• aslında o kadar da başarısız ya da loser değildir kendisi. sadece şanssızdır.
    a boy named charlie brown serisinde once baseball oynarken durduğu çıkıntının altında papatyalar çıktığından kızlar tarafından sevimli bulunur. sevimli bulunmak onun suçu değildir, zaten kötü bir şey de değildir. kendisi sadece şansını kötüye yorar ve atılan topların hiçbirini karşılayamaz. lucy'den aldığı psikolojik destek ile başarıyı ararken amerikan futbol topuna vuramaz. çünkü lucy topu, o tam vuracakken çekmiştir. işte sorun da burdadır der, sonra lucy. senin yürüyüşün, konuşman, şişko göbeğin, ellerin, ayakların, saçın... lucy'e göre charlie brown hayata karşı ne kadar kambur ve çekingen durursa kötü şans kendisini o kadar çekmektedir. hayatın kuralıdır aslında bu. nasıl başlarsan öyle bitirirsin.

    charlie saftır. hep doğruyu söyler. basit olanı arar. göründüğünün altında ya da arkasında bir olayı yapamaz, tahmin edemez. belki de bu yüzden okulda heceleme yarışmasını zor da olsa kazanır. ilk defa loser değildir. okullar arası yarışmaya seçilir. bütün gece çalışır. hatta uykusu çok gelse bile üzerindeki sorumluluğun dayanılmaz baskısı hissettiğinden uyumaz. yarışmada son ikiye kalır. hecelediği o kadar zor kelimeden sonra kendisine sorulan belki de en kolay kelimeyi heceleyemez: 'b-e-a-g-l-e.' snoopy'nin cinsi olduğundan ironik bir durumdur. bu onun kaderidir. ama linus'un dedigi gibi bu dunyanin sonu degildir. charlie yeni gune yeni umutlarla baslar. yine lucynin elindeki futbol topunu gorur. gizlice yaklasir ve vurmaya calisir. yine vuramaz. ama onemli olan bu degildir. önemli olan charlie çabalamıştır. hep çabalayacaktır.
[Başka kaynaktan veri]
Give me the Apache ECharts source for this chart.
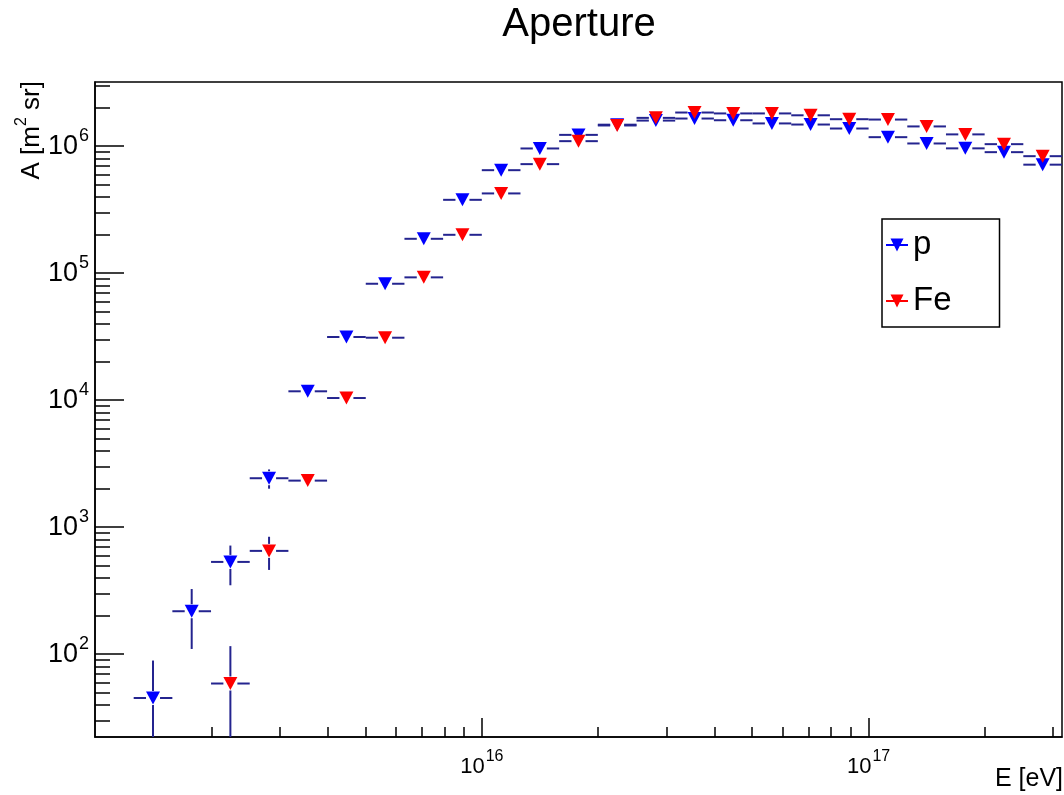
<!DOCTYPE html>
<html>
<head>
<meta charset="utf-8">
<script src="https://cdn.jsdelivr.net/npm/echarts@6/dist/echarts.min.js"></script>
<style>html,body{margin:0;padding:0;background:#fff}#c{width:1064px;height:795px}</style>
</head>
<body>
<div id="c"></div>
<script>
// ---------------- data ----------------
const binEdgesLog10 = [15.1,15.2,15.3,15.4,15.5,15.6,15.7,15.8,15.9,16.0,16.1,16.2,16.3,16.4,16.5,16.6,16.7,16.8,16.9,17.0,17.1,17.2,17.3,17.4,17.5];

const pFirstBin = 0;
const pValues = [45.2, 218, 533, 2430, 11750, 31430, 82550, 186500, 378000, 647000, 959000, 1227000, 1476000, 1590000, 1650000, 1600000, 1510000, 1480000, 1377000, 1177000, 1050000, 961000, 897000, 715000];
const pErrors = [44, 108, 184, 420, 1000, 1700, 2700, 4000, 5500, 7000, 8000, 9000, 10000, 10000, 10000, 10000, 10000, 10000, 10000, 9000, 9000, 8000, 8000, 7000];

const feFirstBin = 2;
const feValues = [58.8, 651, 2327, 10400, 31040, 92700, 200500, 424500, 722000, 1095000, 1455000, 1670000, 1840000, 1810000, 1810000, 1750000, 1630000, 1620000, 1430000, 1238000, 1037000, 834000];
const feErrors = [57, 190, 250, 700, 1500, 2800, 4500, 6500, 8500, 10000, 11000, 12000, 12000, 12000, 12000, 12000, 11000, 11000, 10000, 10000, 9000, 8000];

const xMajorTicks = [1e16, 1e17];
const xMinorTicks = [2e15,3e15,4e15,5e15,6e15,7e15,8e15,9e15,2e16,3e16,4e16,5e16,6e16,7e16,8e16,9e16,2e17,3e17];
const yMajorTicks = [1e2,1e3,1e4,1e5,1e6];
const yMinorTicks = [30,40,50,60,70,80,90,200,300,400,500,600,700,800,900,2e3,3e3,4e3,5e3,6e3,7e3,8e3,9e3,2e4,3e4,4e4,5e4,6e4,7e4,8e4,9e4,2e5,3e5,4e5,5e5,6e5,7e5,8e5,9e5,2e6,3e6];
const xRange = [1e15, 3.1623e17];
const yRange = [22.3, 3.2e6];

// ---------------- styling ----------------
const FONT = 'Liberation Sans';
const BAR_COLOR = '#24248f';
const P_COLOR = '#0000ff';
const FE_COLOR = '#ff0000';

function binPoints(first, vals, errs) {
  return vals.map((v, i) => {
    const lo = Math.pow(10, binEdgesLog10[first + i]);
    const hi = Math.pow(10, binEdgesLog10[first + i + 1]);
    return [lo, hi, v, errs[i]];
  });
}
const pBins = binPoints(pFirstBin, pValues, pErrors);
const feBins = binPoints(feFirstBin, feValues, feErrors);

function errorBars(name, bins) {
  return {
    type: 'custom', name: name, xAxisIndex: 0, yAxisIndex: 0, clip: true, silent: true,
    encode: { x: [0, 1], y: 2 },
    data: bins,
    renderItem: function (params, api) {
      const x0 = api.value(0), x1 = api.value(1), v = api.value(2), e = api.value(3);
      const xc = Math.sqrt(x0 * x1);
      const pL = api.coord([x0, v]), pR = api.coord([x1, v]), pC = api.coord([xc, v]);
      const pT = api.coord([xc, v + e]);
      const pB = api.coord([xc, Math.max(v - e, yRange[0])]);
      const gap = 7;
      const st = { stroke: BAR_COLOR, lineWidth: 2 };
      const ch = [];
      if (pC[0] - gap > pL[0]) ch.push({ type: 'line', shape: { x1: pL[0], y1: pC[1], x2: pC[0] - gap, y2: pC[1] }, style: st });
      if (pR[0] > pC[0] + gap) ch.push({ type: 'line', shape: { x1: pC[0] + gap, y1: pC[1], x2: pR[0], y2: pC[1] }, style: st });
      if (pC[1] - pT[1] > gap) ch.push({ type: 'line', shape: { x1: pC[0], y1: pT[1], x2: pC[0], y2: pC[1] - gap }, style: st });
      if (pB[1] - pC[1] > gap) ch.push({ type: 'line', shape: { x1: pC[0], y1: pC[1] + gap, x2: pC[0], y2: pB[1] }, style: st });
      return { type: 'group', children: ch };
    }
  };
}
function markers(name, bins, color) {
  return {
    type: 'scatter', name: name, xAxisIndex: 0, yAxisIndex: 0,
    symbol: 'triangle', symbolRotate: 180, symbolSize: [14, 13],
    itemStyle: { color: color, opacity: 1 },
    silent: true,
    data: bins.map(b => [Math.sqrt(b[0] * b[1]), b[2]])
  };
}

function powLabel(v) {
  const e = Math.round(Math.log10(v));
  return '{b|10}{s|' + e + '}';
}
const xLabelRich = {
  b: { fontSize: 22, fontFamily: FONT, color: '#000', padding: [7, 0, 7, 0] },
  s: { fontSize: 16, fontFamily: FONT, color: '#000', verticalAlign: 'top', padding: [0, 0, 0, 1] }
};
const yLabelRich = {
  b: { fontSize: 27, fontFamily: FONT, color: '#000', padding: [6, 0, 6, 0] },
  s: { fontSize: 18, fontFamily: FONT, color: '#000', verticalAlign: 'top', padding: [0, 0, 0, 1] }
};

const axisLineStyle = { color: '#000', width: 1.5 };

const legendIcon = 'path://M0,5.5 L22,5.5 L22,7.5 L0,7.5 Z M4.5,0 L17.5,0 L11,13 Z';

const option = {
  animation: false,
  backgroundColor: '#fff',
  grid: { left: 95, top: 82, width: 967, height: 655, show: true, borderColor: '#000', borderWidth: 1.5, backgroundColor: 'transparent' },
  xAxis: [
    {
      type: 'log', logBase: 10, min: xRange[0], max: xRange[1], position: 'bottom',
      axisLine: { show: true, lineStyle: axisLineStyle },
      axisTick: { show: true, inside: true, length: 19, customValues: xMajorTicks, lineStyle: { color: '#000', width: 1.5 } },
      axisLabel: { show: true, customValues: xMajorTicks, formatter: powLabel, fontSize: 22, fontFamily: FONT, color: '#000', rich: xLabelRich, margin: 12 },
      splitLine: { show: false }, minorTick: { show: false }, minorSplitLine: { show: false }
    },
    {
      type: 'log', logBase: 10, min: xRange[0], max: xRange[1], position: 'bottom',
      axisLine: { show: false },
      axisTick: { show: true, inside: true, length: 10, customValues: xMinorTicks, lineStyle: { color: '#000', width: 1.5 } },
      axisLabel: { show: false },
      splitLine: { show: false }
    }
  ],
  yAxis: [
    {
      type: 'log', logBase: 10, min: yRange[0], max: yRange[1], position: 'left',
      axisLine: { show: true, lineStyle: axisLineStyle },
      axisTick: { show: true, inside: true, length: 29, customValues: yMajorTicks, lineStyle: { color: '#000', width: 1.5 } },
      axisLabel: { show: true, customValues: yMajorTicks, formatter: powLabel, fontSize: 27, fontFamily: FONT, color: '#000', rich: yLabelRich, margin: 6 },
      splitLine: { show: false }
    },
    {
      type: 'log', logBase: 10, min: yRange[0], max: yRange[1], position: 'left',
      axisLine: { show: false },
      axisTick: { show: true, inside: true, length: 15, customValues: yMinorTicks, lineStyle: { color: '#000', width: 1.5 } },
      axisLabel: { show: false },
      splitLine: { show: false }
    }
  ],
  legend: {
    orient: 'vertical', left: 882, top: 219,
    padding: [9, 48, 9, 4], itemGap: 22, itemWidth: 22, itemHeight: 13,
    borderColor: '#000', borderWidth: 1.5, backgroundColor: '#fff',
    symbolRotate: 0,
    textStyle: { fontSize: 33, fontFamily: FONT, color: '#000', lineHeight: 34 },
    data: [{ name: 'p', icon: legendIcon }, { name: 'Fe', icon: legendIcon }],
    selectedMode: false
  },
  graphic: [
    { type: 'text', x: 579, y: 25, style: { text: 'Aperture', fontSize: 40, fontFamily: FONT, fill: '#000', textAlign: 'center', textVerticalAlign: 'middle' } },
    { type: 'text', x: 1063, y: 779, style: { text: 'E [eV]', fontSize: 25, fontFamily: FONT, fill: '#000', textAlign: 'right', textVerticalAlign: 'middle' } },
    { type: 'text', x: 29, y: 81, rotation: Math.PI / 2,
      style: { text: '{n|A [m}{s|2}{n| sr]}', textAlign: 'right', textVerticalAlign: 'middle', fontSize: 26, fontFamily: FONT, fill: '#000',
        rich: { n: { fontSize: 26, fontFamily: FONT, fill: '#000', padding: [5, 0, 0, 0] }, s: { fontSize: 16, fontFamily: FONT, fill: '#000', verticalAlign: 'top' } } } }
  ],
  series: [
    errorBars('pErr', pBins),
    markers('p', pBins, P_COLOR),
    errorBars('feErr', feBins),
    markers('Fe', feBins, FE_COLOR)
  ]
};

const chart = echarts.init(document.getElementById('c'), null, { renderer: 'canvas' });
chart.setOption(option);
</script>
</body>
</html>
    içimdeki çocuktur charlie brown. kötü şans yakasını bırakmasa da o pes etmez. güçlüdür o.
  • bu yine bi gun tvde beyzbol macında seyricilerin arasında gordugu kıza aşık olur.
    linusi da takar peşine, koştur koştur stada gider. maç bitmiş, kız otobüste. sonraki otobuse binip sehirler arası yola cıkar vs.
    neyse sonunda kızın evini bulur, adını ogrenir ama kapıyı çalamaz.
    linusi gonderir, disarda bekler. cikista sorar "noldu, ne anlattın?"
    linus da der "kurabiye yedik, süt içtik.. haftaya yine buluscaz"

    boyle bir adamdır.
  • "çok mutsuzum..." o yaşta hayatın ne olduğunu bulmuş efsane karakter, can dostum, ta kendim. merak ediyorum da, onunla büyüdüğüm için mi böyle oldum, zaten böyle olacağım için mi onunla büyüdüm?
  • her daim kaybeden tarafta olmanın verdiği psikolojiyle kazandığı zamanlarda dahi tam olarak mutlu olamaz, hep huzursuzdur. bu nedenle olsa gerek empati yeteneği son derece gelişmiştir. bir hikayesinde en yakın arkadaşı linus ona gittiği beyzbol maçını anlatır - beyzbol kurallarına hakim olmadığım için aşağı yukarı ne demek istediğini aktaracağım-; "inanılmaz heyecanlı bir maç oldu. .... sayı gerideydik, o sırada top bizim tarafa geçti, bizim takım home-run yaptı ve maçı kazandık! hepimiz çıldırdık, herkes birbirine sarıldı, oyuncular, seyirciler çığlık çığlığaydık, keşke sen de orada olsaydın!". charlie brown'un tepkisi ise şöyle olur; "what about the other team?" (peki ya diğer takım n'aptı?). kendimi çokça özdeşleştirdiğim bir karakterdir.
  • snoopy'nin insanı.
  • 'bana selam dedin. o günden beri aynı değilim.
    işte bu yüzden gülümsüyorum.'
  • o kadar bahtsizdir ki snoopynin hoyratligi yuzunden kopegiyle piyasa bile yapamamaktadir. snoopy hem kendisini kimseye sevdirmez, minciklatmaz hem de kankasi sari kusla ipe sapa gelmeyen aktiviteleri kovalamaktadir.
  • bir çocuk neden bu kadar mutsuz bir çocuğa takılır kalır?o topa hiç vuramayan şapşal çocuğa.süper olamayan kahramanımdı benim charlie brown.henüz yaşıtken ikimiz,merhametimle sarmalamak istediğim kahramanımdı.
  • (bkz: snoopy)'nin sahibi...
  • selim ileri'nin küçüklüğü kesin böyleydi dedirten çizgi film kahramani.